With an asterisk over 'unconditional,' I agree with everything you just said. Pretty sure that's one of the signs of the apocalypse

But none of that changes the fact that shallow, conditional, selfish love for others is still love, simply because that's how we use the word, and because that's where all love begins.
Less conditional love is something that takes practice and effort, constant self-reminders that most liberals aren't shitheads to pick just one example at random; it takes constant self-reminders of our shared humanity and shared fallibility, searching for the logs in our own eyes while trying to see things from others' perspective, trying to see the best in them or at the very least to understand the circumstances or genetics or brain chemistry which might have contributed to their current status.

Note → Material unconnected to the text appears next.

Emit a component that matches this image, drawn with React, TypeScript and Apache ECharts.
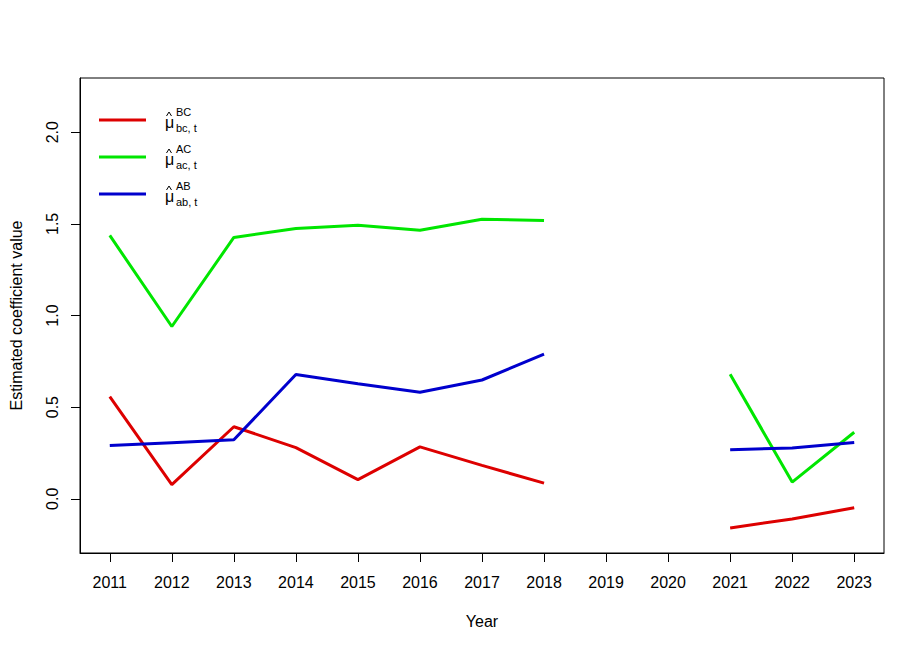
import React, { useEffect, useRef } from "react";
import * as echarts from "echarts";

const years = [2011, 2012, 2013, 2014, 2015, 2016, 2017, 2018, 2019, 2020, 2021, 2022, 2023];
const muBC = [0.557, 0.077, 0.393, 0.279, 0.104, 0.283, 0.182, 0.085, null, null, -0.159, -0.11, -0.049];
const muAC = [1.437, 0.94, 1.426, 1.475, 1.492, 1.465, 1.525, 1.518, null, null, 0.679, 0.091, 0.363];
const muAB = [0.29, 0.306, 0.322, 0.678, 0.628, 0.581, 0.648, 0.789, null, null, 0.268, 0.277, 0.307];
const yTicks = [0, 0.5, 1.0, 1.5, 2.0];

const seriesDefs = [
  { name: "BC", sup: "BC", sub: "bc, t", color: "#DD0000", values: muBC },
  { name: "AC", sup: "AC", sub: "ac, t", color: "#00E600", values: muAC },
  { name: "AB", sup: "AB", sub: "ab, t", color: "#0000CD", values: muAB },
];

const FONT = "'Liberation Sans', Arial, sans-serif";

export default function App() {
  const ref = useRef<HTMLDivElement>(null);
  useEffect(() => {
    if (!ref.current) return;
    const chart = echarts.init(ref.current, null, { renderer: "svg" });

    const legendEls: any[] = [];
    seriesDefs.forEach((s, i) => {
      const y0 = 120 + 37 * i;
      legendEls.push(
        { type: "line", shape: { x1: 99, y1: y0, x2: 146, y2: y0 }, style: { stroke: s.color, lineWidth: 3 } },
        { type: "polyline", shape: { points: [[166.5, y0 - 4], [169, y0 - 8], [171.5, y0 - 4]] }, style: { stroke: "#000", lineWidth: 1, fill: null } },
        { type: "text", x: 165, y: y0 + 2, style: { text: "μ", font: `16px ${FONT}`, fill: "#000", textAlign: "left", textVerticalAlign: "middle" } },
        { type: "text", x: 176, y: y0 - 8, style: { text: s.sup, font: `11px ${FONT}`, fill: "#000", textAlign: "left", textVerticalAlign: "middle" } },
        { type: "text", x: 176, y: y0 + 8, style: { text: s.sub, font: `11px ${FONT}`, fill: "#000", textAlign: "left", textVerticalAlign: "middle" } }
      );
    });

    chart.setOption({
      animation: false,
      backgroundColor: "#fff",
      textStyle: { fontFamily: FONT },
      grid: { left: 78, top: 78, right: 40, bottom: 98, show: true, borderColor: "#000", borderWidth: 1, containLabel: false },
      xAxis: {
        type: "value",
        min: 2010.52,
        max: 2023.48,
        name: "Year",
        nameLocation: "middle",
        nameGap: 60,
        nameTextStyle: { fontSize: 16, color: "#000", fontFamily: FONT },
        axisLine: { show: true, onZero: false, lineStyle: { color: "#000", width: 1 } },
        axisTick: { show: true, inside: false, length: 9, customValues: years, lineStyle: { color: "#000" } },
        axisLabel: { show: true, margin: 21, fontSize: 16, color: "#000", fontFamily: FONT, customValues: years, formatter: (v: number) => String(Math.round(v)) },
        splitLine: { show: false },
      },
      yAxis: {
        type: "value",
        min: -0.296,
        max: 2.296,
        name: "Estimated coefficient value",
        nameLocation: "middle",
        nameGap: 56,
        nameRotate: 90,
        nameTextStyle: { fontSize: 16, color: "#000", fontFamily: FONT },
        axisLine: { show: true, onZero: false, lineStyle: { color: "#000", width: 1 } },
        axisTick: { show: true, inside: false, length: 9, customValues: yTicks, lineStyle: { color: "#000" } },
        axisLabel: { show: true, margin: 20, rotate: 90, fontSize: 16, color: "#000", fontFamily: FONT, customValues: yTicks, formatter: (v: number) => v.toFixed(1) },
        splitLine: { show: false },
      },
      series: seriesDefs.map((s) => ({
        name: s.name,
        type: "line",
        data: years.map((yr, i) => [yr, s.values[i] === null ? "-" : s.values[i]]),
        showSymbol: false,
        symbol: "none",
        connectNulls: false,
        lineStyle: { color: s.color, width: 3 },
        itemStyle: { color: s.color },
      })),
      graphic: legendEls,
    });
    return () => chart.dispose();
  }, []);
  return <div ref={ref} style={{ position: "fixed", left: 0, top: 0, width: 924, height: 651, background: "#fff" }} />;
}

Meanwhile truly unconditional love is just as much of an idealization/fairy tale as love-at-first-sight soulmates, and just as much a risk factor for making the 'perfect' an enemy of the good; think of all the abuse victims who justify remaining with their abuser under the belief that they should love them unconditionally, unaffected and unaltered by the abuse. In fact when you really think about it, truly unconditional love makes even less sense than love at first sight: "Would you still love me if I turned into a mango?" Of course not, if nothing else love is obviously conditional on personhood, or at the very least on sentience, and as with abuse there are certainly other conditions which should at least have
some effect on love, shouldn't be unconditionally accepted.